Tout ça a duré très longtemps, mais j’ai eu la chance de rencontrer les bonnes personnes qui m’ont hébergé dans différents endroits, après avoir quitté le 115 car je ne pouvais pas rester là-bas. Après deux ou trois mois, mon avocate avait une bonne nouvelle : ma prise en charge était acceptée. Mais je n’ai pas tout de suite été mis à l’abri, ils m’ont fait circuler, circuler, m’ont mis dans des endroits où je n’étais pas suivi. OK, c’était dur, mais comme je ne suis pas timide, je sais parler, dire ce que je veux… Après quelques mois, j’ai été mis à l’hôtel, mais sans aucun suivi. Tout ce qui les concernait, c’était que je vienne, qu’ils me donnent de l’argent de poche et que j’aille à l’école. Mais à ce moment-là, j’avais du mal à dormir. Et quand je tombais malade, je ne savais pas comment faire. Je n’avais pas de possibilités d’aller à l’hôpital, je ne savais pas comment être pris en charge. Aucun suivi. J’ai réussi mon affectation après avoir été pris en charge à partir du mois d’octobre 2016. Là, j’ai commencé à souffler un peu. J’avais obtenu ce que je voulais : aller à l’école.

Question du jury : Quelle votre situation actuelle ? Vous avez laissé de la famille en Guinée ?

Dian Malal Koulibaly : C’est une bonne question. Je n’ai plus de famille en Guinée car ma mère est partie vivre en Gambie, mon père est décédé. Je suis en seconde bac pro, en alternance, en construction automobile, et j’ai une association aussi, qui m’appartient.

Question : Je vois que vous vous occupez d’une association qui concerne le football. On sait que de nombreux jeunes quittent leur pays, aguichés par le fait de devenir des footballeurs professionnels en Europe. J’en ai vu, qui avaient 13 ou 14 ans, qui étaient parvenus en France, en suivant des recruteurs. Mais beaucoup sont dans la nature et connaissent le même sort que vous. Êtes-vous parvenu à les sensibiliser pour qu’ils arrêtent de suivre les recruteurs ?
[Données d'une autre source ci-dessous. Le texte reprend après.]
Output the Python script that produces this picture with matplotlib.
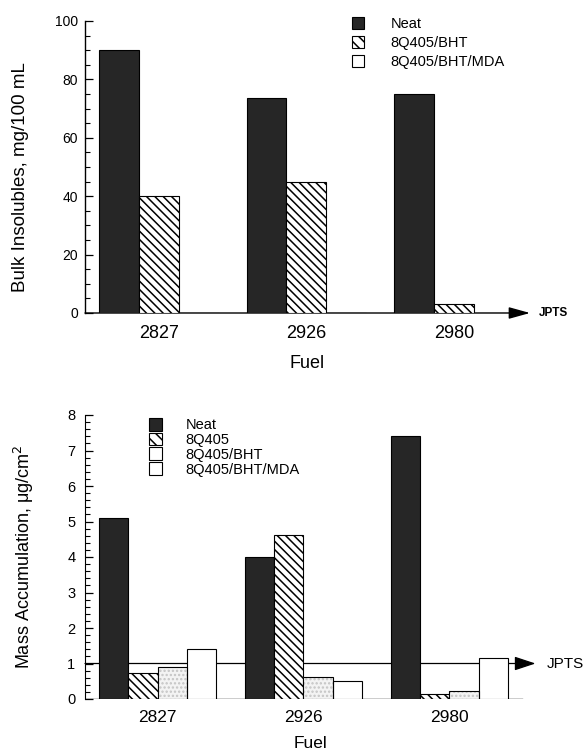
import matplotlib
matplotlib.use("Agg")
import matplotlib.pyplot as plt
import numpy as np
from matplotlib.patches import Patch
from matplotlib.ticker import MultipleLocator

plt.rcParams['font.family'] = ['Liberation Sans', 'DejaVu Sans']
plt.rcParams['hatch.linewidth'] = 1.1

# ---------------- data ----------------
fuels = ["2827", "2926", "2980"]

# top panel: bulk insolubles (mg/100 mL)
top_series = ["Neat", "8Q405/BHT", "8Q405/BHT/MDA"]
top_neat = [90, 73.7, 75]
top_bht = [40, 45, 3]
top_mda = [0, 0, 0]
top_yticks = [0, 20, 40, 60, 80, 100]

# bottom panel: mass accumulation (ug/cm2)
bot_series = ["Neat", "8Q405", "8Q405/BHT", "8Q405/BHT/MDA"]
bot_neat = [5.1, 4.0, 7.42]
bot_8q = [0.74, 4.62, 0.14]
bot_bht = [0.91, 0.62, 0.23]
bot_mda = [1.41, 0.51, 1.15]
bot_yticks = [0, 1, 2, 3, 4, 5, 6, 7, 8]
jpts_level = 1.0

DARK = '#262626'

fig = plt.figure(figsize=(5.87, 7.54), dpi=100)

# ================= TOP PANEL =================
ax1 = fig.add_axes([85/587, 1-313/754, 445/587, 292/754])
x = np.arange(len(fuels))
w = 0.27
ax1.bar(x - w, top_neat, w, color=DARK, edgecolor='black', linewidth=0.8, zorder=3)
ax1.bar(x, top_bht, w, color='white', edgecolor='black', hatch='\\\\\\\\', linewidth=0.8, zorder=3)
ax1.bar(x + w, top_mda, w, color='white', edgecolor='black', linewidth=0.8, zorder=3)

ax1.set_xlim(-0.5, 2.515)
ax1.set_ylim(0, 100)
ax1.set_yticks(top_yticks)
ax1.set_yticklabels([str(v) for v in top_yticks], fontsize=10)
ax1.yaxis.set_minor_locator(MultipleLocator(5))
ax1.tick_params(axis='y', which='major', direction='in', length=6, width=0.9, pad=5)
ax1.tick_params(axis='y', which='minor', direction='in', length=3.5, width=0.8)
ax1.set_xticks(x)
ax1.set_xticklabels(fuels, fontsize=13)
ax1.tick_params(axis='x', length=0, pad=9)
for s in ['top', 'right', 'bottom']:
    ax1.spines[s].set_visible(False)
ax1.spines['left'].set_linewidth(1.0)
ax1.annotate('', xy=(1, 0), xytext=(0, 0), xycoords=ax1.get_yaxis_transform(),
             arrowprops=dict(arrowstyle='-|>,head_length=13,head_width=3.6', mutation_scale=1,
                             lw=1.0, color='black', shrinkA=0, shrinkB=0),
             annotation_clip=False, zorder=2)
ax1.text(1 + 9/445, 0, 'JPTS', transform=ax1.get_yaxis_transform(), fontsize=8.5,
         fontweight='bold', va='center', ha='left')
ax1.set_ylabel('Bulk Insolubles, mg/100 mL', fontsize=13.5)
ax1.yaxis.set_label_coords(-56/445, 0.466)
ax1.set_xlabel('Fuel', fontsize=13, labelpad=9)

h1 = [Patch(facecolor=DARK, edgecolor='black', linewidth=0.8),
      Patch(facecolor='white', edgecolor='black', hatch='\\\\\\', linewidth=0.8),
      Patch(facecolor='white', edgecolor='black', linewidth=0.8)]
fig.legend(h1, top_series, loc='upper left', bbox_to_anchor=(352/587, 1-17/754),
           frameon=False, fontsize=10.5, handlelength=0.85, handleheight=0.85,
           handletextpad=1.8, labelspacing=0.35, borderpad=0, borderaxespad=0)

# ================= BOTTOM PANEL =================
ax2 = fig.add_axes([85/587, 1-699/754, 450.5/587, 284/754])
w2 = 0.2
ax2.bar(x - 1.5*w2, bot_neat, w2, color=DARK, edgecolor='black', linewidth=0.8, zorder=3)
ax2.bar(x - 0.5*w2, bot_8q, w2, color='white', edgecolor='black', hatch='\\\\\\\\', linewidth=0.8, zorder=3)
ax2.bar(x + 0.5*w2, bot_bht, w2, color='#f3f3f3', edgecolor='#c4c4c4', hatch='....', linewidth=0, zorder=3)
ax2.bar(x + 0.5*w2, bot_bht, w2, fill=False, edgecolor='black', linewidth=0.8, zorder=4)
ax2.bar(x + 1.5*w2, bot_mda, w2, color='white', edgecolor='black', linewidth=0.8, zorder=3)

ax2.set_xlim(-0.497, 2.59)
ax2.set_ylim(0, 8)
ax2.set_yticks(bot_yticks)
ax2.set_yticklabels([str(v) for v in bot_yticks], fontsize=10.5)
ax2.yaxis.set_minor_locator(MultipleLocator(0.2))
ax2.tick_params(axis='y', which='major', direction='in', length=6, width=0.9, pad=7)
ax2.tick_params(axis='y', which='minor', direction='in', length=3.5, width=0.8)
ax2.set_xticks(x)
ax2.set_xticklabels(fuels, fontsize=12.5)
ax2.tick_params(axis='x', length=0, pad=8)
for s in ['top', 'right', 'bottom']:
    ax2.spines[s].set_visible(False)
ax2.axhline(0, xmin=0, xmax=0.97, color='black', lw=1.0, zorder=2)
ax2.annotate('', xy=(1, jpts_level), xytext=(0, jpts_level), xycoords=ax2.get_yaxis_transform(),
             arrowprops=dict(arrowstyle='-|>,head_length=13,head_width=4.3', mutation_scale=1,
                             lw=0.9, color='black', shrinkA=0, shrinkB=0),
             annotation_clip=False, zorder=1)
ax2.text(1 + 11.5/450.5, jpts_level, 'JPTS', transform=ax2.get_yaxis_transform(), fontsize=11,
         va='center', ha='left')
ax2.set_ylabel('Mass Accumulation, μg/cm$^2$', fontsize=13, labelpad=22)
ax2.set_xlabel('Fuel', fontsize=12.5, labelpad=8)

h2 = [Patch(facecolor=DARK, edgecolor='black', linewidth=0.8),
      Patch(facecolor='white', edgecolor='black', hatch='\\\\\\', linewidth=0.8),
      Patch(facecolor='white', edgecolor='black', linewidth=0.8),
      Patch(facecolor='white', edgecolor='black', linewidth=0.8)]
fig.legend(h2, bot_series, loc='upper left', bbox_to_anchor=(149/587, 1-418/754),
           frameon=False, fontsize=10.5, handlelength=0.9, handleheight=0.95,
           handletextpad=1.6, labelspacing=0.03, borderpad=0, borderaxespad=0)

fig.savefig('out.png', dpi=100)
D. M. K. : Je n’en sais rien. Je ne suis pas venu comme ça et ne connais rien de cette situation. Je suis venu pour avoir une meilleure vie, vivre en sécurité et préparer l’avenir.

Question : Pour plus de précision, vous vous occupez de l’association de football Melting Passes. Vous recevez des jeunes mineurs qui viennent pour jouer au football. Quelles informations, quelle aide vous leur donnez ?

D. M. K. : Je suis capitaine de l’équipe et vice-président de l’association. Si je suis là aujourd’hui, c’est que cette association nous apporte beaucoup. Si je suis heureux, c’est grâce à cette association. Elle m’a beaucoup aidé à trouver du travail et mon contrat d’alternance, à trouver des vêtements ; elle me permet de rigoler, d’avoir des amis. Cette association est maintenant devenue une famille. Depuis sa création, on a vu plein de jeunes qui sont dans ma situation d’avant. Moi, tout ce que je fais, c’est de les rassurer, de les motiver, de leur dire qu’ils vont y arriver, qu’il ne faut rien lâcher, comme moi j’y suis arrivé. Je suis là aujourd’hui, je suis content parfois. Pour eux aussi, ça va venir un jour.